It has been the main focus of my attention during Day 2 of CTC 2013 although I have spent a fascinating morning checking out some of the software solutions demonstrated by vendors in the very large and impressive exhibitors hall. Most of the solutions deal with evidence recording and presentation, AVL systems and case management systems. What I would consider to be trial management solutions for judges seem to be absent which is something of a surprise. There was nothing on show about e-discovery although to be fair, that is of more interest to lawyers than court administrators and judges.

The paper considers aspects of E-Discovery from a judicial perspective. It argues that in the quest to resolve E-Discovery disputes between parties requires an informed and pro-active approach by judges. It suggests that the first objective should be to try and avoid a disputed E-Discovery hearing, utilising proper case management techniques based not only on the requirements of the law but an understanding of how modern technology may be applied to achieve rule-based goals. But overall, judicial involvement at whatever stage in the discovery process involves aspects of judging disputes.

The approach of this paper is largely a generic one and draws on the E-Discovery rules in England, the United States and New Zealand. When one examines these rules it is clear that some common themes become apparent. It is within the context of these themes that the discussion will take place, although from time to time examples from specific jurisdictions will be given. For example, England and New Zealand use a form of menu for counsel to assist them in approaching their discovery obligations. In England this takes the form of a questionnaire. In New Zealand the checklist is incorporated into the High Court Rules. Regardless of the name applied or where it may be located, the common theme is that of a menu approach that will serve as a foundation for an E-Discovery inquiry.

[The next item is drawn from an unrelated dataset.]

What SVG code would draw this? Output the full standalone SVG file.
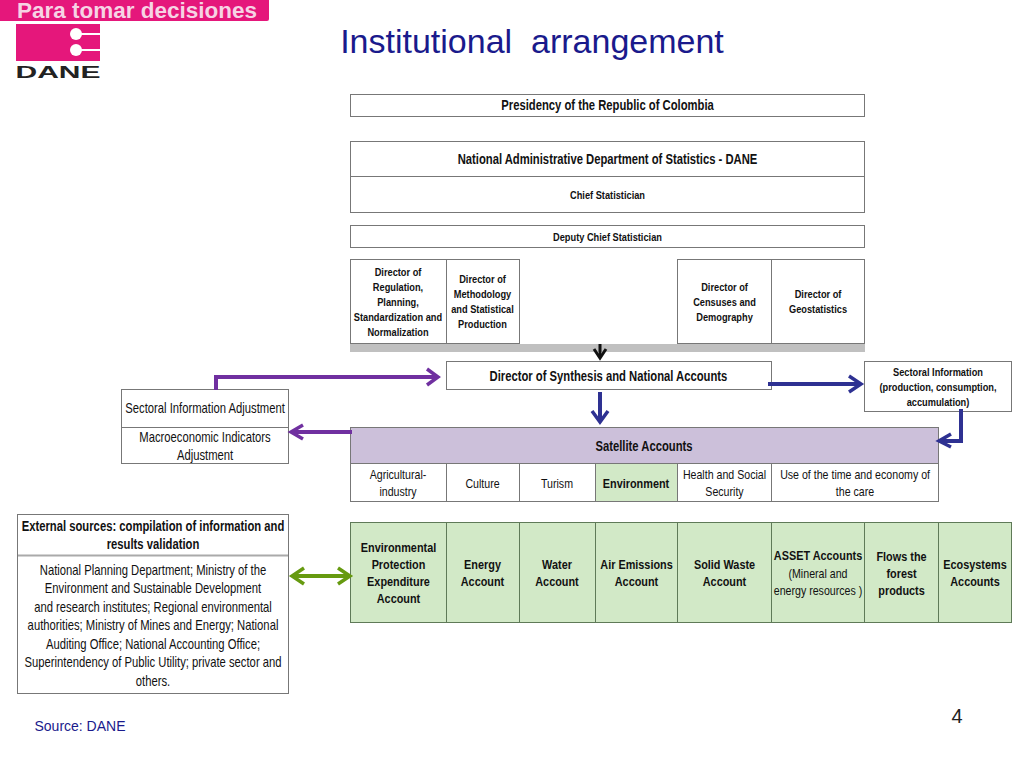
<svg xmlns="http://www.w3.org/2000/svg" width="1024" height="768" viewBox="0 0 1024 768">
<style>
text{font-family:"Liberation Sans",Arial,sans-serif;fill:#111;text-anchor:middle}
.s,.m,.t,.k{transform-box:fill-box;transform-origin:center;transform:scaleX(.805)}
.b{font-weight:700}
.s{font-size:11.500px}.m{font-size:14px}.t{font-size:13.200px}.k{font-size:13.500px;font-weight:700}
.box{fill:#fff;stroke:#777;stroke-width:1}
.g{fill:#d2e9c7;stroke:#5f7a58}
.c{fill:none;stroke-width:4}
.h{fill:none;stroke-width:3.500}
.pu{stroke:#7030a0}.bl{stroke:#2e3192}.gr{stroke:#669a10}
</style>
<rect width="1024" height="768" fill="#fff"/>
<g id="logo">
<path d="M0 0H269V19Q269 21 267 21H0Z" fill="#e5177b"/>
<text x="17" y="18" style="font-size:22.500px;font-weight:700;fill:#f6d3e4;text-anchor:start">Para tomar decisiones</text>
<rect x="16" y="24" width="84" height="37" fill="#e5177b"/>
<path d="M76 34H100M76 50H100" stroke="#fff" stroke-width="2"/>
<circle cx="76" cy="34" r="6" fill="#fff"/><circle cx="76" cy="50" r="6" fill="#fff"/>
<text x="58" y="78" style="font-size:17px;font-weight:700;fill:#222" textLength="85" lengthAdjust="spacingAndGlyphs">DANE</text>
</g>
<text x="532" y="53" xml:space="preserve" style="font-size:34px;fill:#1a1a8c;white-space:pre">Institutional  arrangement</text>
<g id="presidency"><rect class="box" x="350.500" y="94.500" width="514" height="22"/><text class="b m" x="607.500" y="110">Presidency of the Republic of Colombia</text></g>
<g id="dane"><rect class="box" x="350.500" y="141.500" width="514" height="35"/><text class="b m" x="607.500" y="164">National Administrative Department of Statistics - DANE</text></g>
<g id="chief"><rect class="box" x="350.500" y="176.500" width="514" height="36"/><text class="b s" x="607.500" y="199">Chief Statistician</text></g>
<g id="deputy"><rect class="box" x="350.500" y="225.500" width="514" height="22"/><text class="b s" x="607.500" y="241">Deputy Chief Statistician</text></g>
<rect x="350" y="344" width="515" height="8" fill="#c0c0c0"/>
<g id="dir-regulation"><rect class="box" x="350.500" y="259.500" width="96" height="84"/><text class="b s" x="398" y="276">Director of</text><text class="b s" x="398" y="291">Regulation,</text><text class="b s" x="398" y="306">Planning,</text><text class="b s" x="398" y="321">Standardization and</text><text class="b s" x="398" y="336">Normalization</text></g>
<g id="dir-methodology"><rect class="box" x="446.500" y="259.500" width="73" height="84"/><text class="b s" x="482.500" y="283">Director of</text><text class="b s" x="482.500" y="298">Methodology</text><text class="b s" x="482.500" y="313">and Statistical</text><text class="b s" x="482.500" y="328">Production</text></g>
<g id="dir-censuses"><rect class="box" x="677.500" y="259.500" width="94" height="84"/><text class="b s" x="724.500" y="291">Director of</text><text class="b s" x="724.500" y="306">Censuses and</text><text class="b s" x="724.500" y="321">Demography</text></g>
<g id="dir-geo"><rect class="box" x="771.500" y="259.500" width="93" height="84"/><text class="b s" x="818" y="298">Director of</text><text class="b s" x="818" y="313">Geostatistics</text></g>
<g id="dir-synthesis"><rect class="box" x="446.500" y="361.500" width="325" height="28"/><text class="b m" x="608.500" y="381">Director of Synthesis and National Accounts</text></g>
<g id="sectoral-info"><rect class="box" x="864.500" y="361.500" width="147" height="50"/><text class="b s" x="938" y="376">Sectoral Information</text><text class="b s" x="938" y="391">(production, consumption,</text><text class="b s" x="938" y="406">accumulation)</text></g>
<g id="sectoral-adj"><rect class="box" x="121.500" y="389.500" width="167" height="38"/><text class="m" x="205" y="413">Sectoral Information Adjustment</text></g>
<g id="macro-adj"><rect class="box" x="121.500" y="427.500" width="167" height="36"/><text class="m" x="205" y="442">Macroeconomic Indicators</text><text class="m" x="205" y="460">Adjustment</text></g>
<g id="satellite"><rect class="box" x="350.500" y="427.500" width="588" height="36" style="fill:#ccc0da"/><text class="b m" x="644" y="451">Satellite Accounts</text></g>
<g id="sat-agri"><rect class="box" x="350.500" y="463.500" width="96" height="38"/><text class="t" x="398" y="479">Agricultural-</text><text class="t" x="398" y="496">industry</text></g>
<g id="sat-culture"><rect class="box" x="446.500" y="463.500" width="73" height="38"/><text class="t" x="482.500" y="488">Culture</text></g>
<g id="sat-turism"><rect class="box" x="519.500" y="463.500" width="76" height="38"/><text class="t" x="557" y="488">Turism</text></g>
<g id="sat-env"><rect class="box" x="595.500" y="463.500" width="82" height="38" style="fill:#d2e9c7"/><text class="k" x="636" y="488">Environment</text></g>
<g id="sat-health"><rect class="box" x="677.500" y="463.500" width="94" height="38"/><text class="t" x="724.500" y="479">Health and Social</text><text class="t" x="724.500" y="496">Security</text></g>
<g id="sat-time"><rect class="box" x="771.500" y="463.500" width="167" height="38"/><text class="t" x="855" y="479">Use of the time and economy of</text><text class="t" x="855" y="496">the care</text></g>
<g id="ext-head"><rect class="box" x="17.500" y="514.500" width="271" height="41"/><text class="b m" x="153" y="531">External sources: compilation of information and</text><text class="b m" x="153" y="549">results validation</text></g>
<g id="ext-body"><rect class="box" x="17.500" y="555.500" width="271" height="138"/>
<path d="M18 555.500H288" stroke="#aaa" stroke-width="2"/>
<text class="m" x="153" y="575">National Planning Department; Ministry of the</text><text class="m" x="153" y="593">Environment and Sustainable Development</text><text class="m" x="153" y="612">and research institutes; Regional environmental</text><text class="m" x="153" y="630">authorities; Ministry of Mines and Energy; National</text><text class="m" x="153" y="649">Auditing Office; National Accounting Office;</text><text class="m" x="153" y="667">Superintendency of Public Utility; private sector and</text><text class="m" x="153" y="686">others.</text></g>
<g id="acc-env"><rect class="box g" x="350.500" y="522.500" width="96" height="100"/><text class="k" x="398.500" y="552">Environmental</text><text class="k" x="398.500" y="569">Protection</text><text class="k" x="398.500" y="586">Expenditure</text><text class="k" x="398.500" y="603">Account</text></g>
<g id="acc-energy"><rect class="box g" x="446.500" y="522.500" width="73" height="100"/><text class="k" x="482.500" y="569">Energy</text><text class="k" x="482.500" y="586">Account</text></g>
<g id="acc-water"><rect class="box g" x="519.500" y="522.500" width="76" height="100"/><text class="k" x="557" y="569">Water</text><text class="k" x="557" y="586">Account</text></g>
<g id="acc-air"><rect class="box g" x="595.500" y="522.500" width="82" height="100"/><text class="k" x="636.500" y="569">Air Emissions</text><text class="k" x="636.500" y="586">Account</text></g>
<g id="acc-solid"><rect class="box g" x="677.500" y="522.500" width="94" height="100"/><text class="k" x="724.500" y="569">Solid Waste</text><text class="k" x="724.500" y="586">Account</text></g>
<g id="acc-asset"><rect class="box g" x="771.500" y="522.500" width="93" height="100"/><text class="k" x="818" y="560">ASSET Accounts</text><text class="t" x="818" y="578">(Mineral and</text><text class="t" x="818" y="595">energy resources )</text></g>
<g id="acc-flows"><rect class="box g" x="864.500" y="522.500" width="74" height="100"/><text class="k" x="901.500" y="561">Flows the</text><text class="k" x="901.500" y="578">forest</text><text class="k" x="901.500" y="595">products</text></g>
<g id="acc-eco"><rect class="box g" x="938.500" y="522.500" width="73" height="100"/><text class="k" x="975" y="569">Ecosystems</text><text class="k" x="975" y="586">Accounts</text></g>
<g id="connectors">
<path class="c pu" d="M216 390V377H436"/><path class="h pu" d="M427 369L438 377L427 385"/>
<path class="c pu" d="M352 432H292"/><path class="h pu" d="M303 425L291 432L303 439"/>
<path class="c bl" d="M600 392V420"/><path class="h bl" d="M592 411L600 422L608 411"/>
<path class="c bl" d="M768 384H860"/><path class="h bl" d="M849 376L861 384L849 392"/>
<path class="c bl" d="M961 409V441H942"/><path class="h bl" d="M951 434L939 441L951 447"/>
<path d="M600 344V356" stroke="#111" stroke-width="3" fill="none"/><path d="M594 349L600 358L606 349" stroke="#111" stroke-width="3" fill="none"/>
<path class="c gr" d="M294 576H348"/><path class="h gr" d="M304 568L292 576L304 584M338 568L350 576L338 584"/>
</g>
<text x="80" y="731" style="font-size:14px;fill:#1a1a8c">Source: DANE</text>
<text x="957" y="723" style="font-size:20px;fill:#222">4</text>
</svg>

The discussion will first consider the nature of digital information and why it is that E-Discovery poses a paradigmatic difference from what could be termed “traditional” discovery. I then consider some of the ways in which “traditional” discovery is challenged by new information systems and adopts the suggestion that, from a judicial perspective, a holistic approach to the processes that lie behind E-Discovery must be adopted, starting with the obligation by organisations and businesses to have a proper Electronically Stored Information (ESI) policy and the need for a Court to be aware of that when it comes to considering issues such as information destruction. I then move to a consideration of document review and discuss the need for a new mindset on the part of lawyers and judges based on the need for consultation and co-operation between the parties and a recognition that E-Discovery must be based upon what is reasonable and proportional to the case.

I then consider the obligations of the parties within the context of this mindset and then move to an examination of the process, using the New Zealand discovery checklist as an example of the menu based approach to discovery process and obligations.

I then move to discuss the approaches to E-Discovery using technology and discuss the need for proper education in the use and abilities of technology in discovery both on the part of lawyers and the judiciary. I argue for active judicial involvement and discuss the rationale for this approach. Once again the themes of reasonableness and proportionality underpin judicial activity. I argue that judicial activity should not be restricted to the courtroom and in the context of deciding a particular case should be present throughout the entire process. Creative and effective use of E-Discovery case conferences is as important as the resolution of disputes in the courtroom. With proper case conferencing, any “in-court” discovery disputes should be of limited and focussed scope.

I then move to consider the E-Discovery process and give some examples of how judicial involvement may take place within the context of considering document retention policies, examining issues surrounding document custodians and issues surrounding keyword searching within the area of Early Case Assessment. Examples of the use of technology within these stages of the examination will be considered. I close the consideration of how judges get involved with a discussion of some of the matters that may form an agenda for a case management conference.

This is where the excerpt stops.